Zorro – The Complete Series (1990 – 1992/A&E DVD Box Set)
C Episodes: B-
With releases of older TV shows making their way to DVD becoming more of a rare
occurrence lately, it's great to see A&E meeting collector demand by
bringing such an expansive set like this to the masses. The boxed set of Zorro - The Complete Series covers all four seasons of the show,
and contains a whopping 15 discs, with the last of them containing some
exclusive content unavailable outside of this collection.
Although I remember getting a kick out of this show around the time of its
original run, I just wasn't feeling as much it this time around. I'm certain that diehard fans of the character
will be pleased to finally see these episodes available; casual viewers, on the
other hand, are likely to be in agreement that the show hasn't aged all that
gracefully, being just a bit too hokey for most tastes.

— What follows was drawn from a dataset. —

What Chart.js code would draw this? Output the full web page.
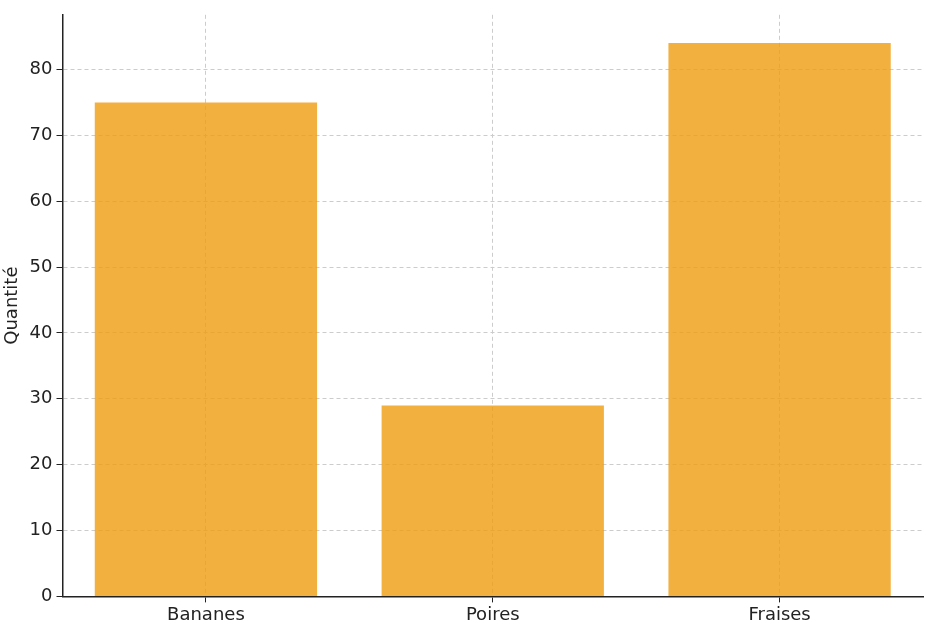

One of the things the show still has going for it is Duncan Regehr's refreshing
performance as Zorro/Don Diego de la Vega - a role he would continue to play
throughout the show's four season run. Regehr is also known for his turn as Dracula a
few years prior in The Monster Squad,
another underrated turn that should have brought far more notice to his career
than it did.
As Zorro, he was able hit just the right balance of class and swagger that the
character should have... an achievement that other actors to don the cape and
mask have sometimes failed to achieve. His
performance is timeless, and is one of the few things about this incarnation
that holds up just as well today.
Extras are absent, should you buy the seasons individually - but if you pick up
the complete boxed set covered here, you'll get the bonus disc The
Zorro Archives. Sad to say, this
disc doesn't feature any real behind the scenes content regarding this show,
but does include for the first time ever, a presentation of New World's unaired
pilot for the Zorro TV series. While not as good as the episodes to come,
there are those out there who will want the boxed set just to see this.
As for the rest of the content on the disc, we have the 1920 Mark of Zorro with Douglas Fairbanks,
as well as the first chapter of Zorro's
Fighting Legion. Both films appear to be in the public domain, so their
inclusion more or less amounts to being filler. For those interested, a photo gallery of shots
from the television show is also included.
Picture and sound quality on the set are average, with the program presented in
its original aspect ratio of 1.33:1, and with a Dolby 2.0 stereo mix. Video quality of the bonus features is varied,
but is fairly poor. The worst looking
among them being the pilot episode, which seems to have been sourced from a
degraded or possibly later-generation (professional) VHS tape, but I suppose
we're lucky to have it at all.
Fans of shows like Hercules: The
Legendary Journeys, Xena, and Highlander: The Series will already be
familiar with the combination of action, adventure and camp seen here. I encourage them to check it out, as they will
likely find a lot to like about this particular incarnation of Zorro.